Benelux, Poland, Italy, Slovenia, and DACH (Germany, Austria and Switzerland). These are the countries where Danish shipping giant Maersk is increasing fuel fees for intermodal container services in lieu of recent rise in energy prices due to the situation in the Strait of Hormuz.
The Intermodal Fuel Fee, as Maersk calls it, will impact Rail Combined Operations (RCO), trucking and, where applicable, barge and Barge Combined Operations (BCO). “Given the volatility of the current energy market”, the surcharge will be reviewed periodically to adjust them to the situation, the company highlighted. Moreover, not all fees are the same, but trucking and barge services all have a higher increase compared to rail.
How are they increasing?
In the three Benelux countries and the DACH countries, the fuel fee for trucks will rise by 7%, just like the one for barge and BCO, while the one for RCO by 4%. In both areas these increases will be valid between 30 March and 13 April. In Poland, for trucking services the rises will be +12% while for RCO 6% during the same period.

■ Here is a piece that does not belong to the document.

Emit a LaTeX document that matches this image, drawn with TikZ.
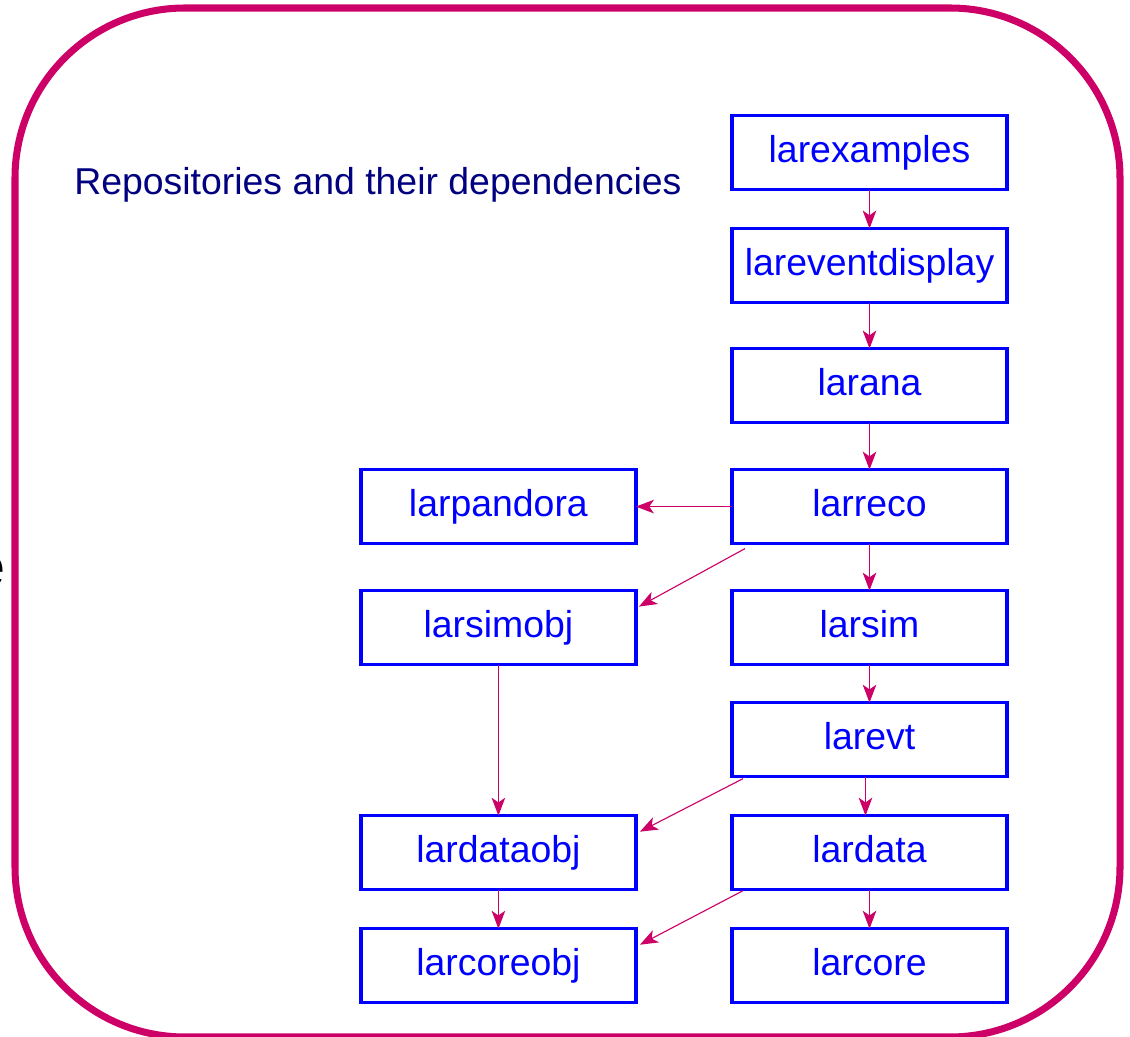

For Italy, 8% and 3% but they will be effective from 1 April and will be reviewed two weeks later. In Slovenia, Maersk will implement a 4% Intermodal Fuel Fee but only for trucks which will be applied for the whole month of April and will then be reviewed on a monthly basis.
‘Unprecedented cost environment’
The war on Iran and the consequent closure of the Strait of Hormuz has choked the passageway of 20% of the world’s fuel supply, causing prices to skyrocket. The situation is dire, and an end does seem to be in sight. Maersk defined it as an “unprecedented cost environment” that “continues to place significant pressure on logistics and intermodal transportation markets”.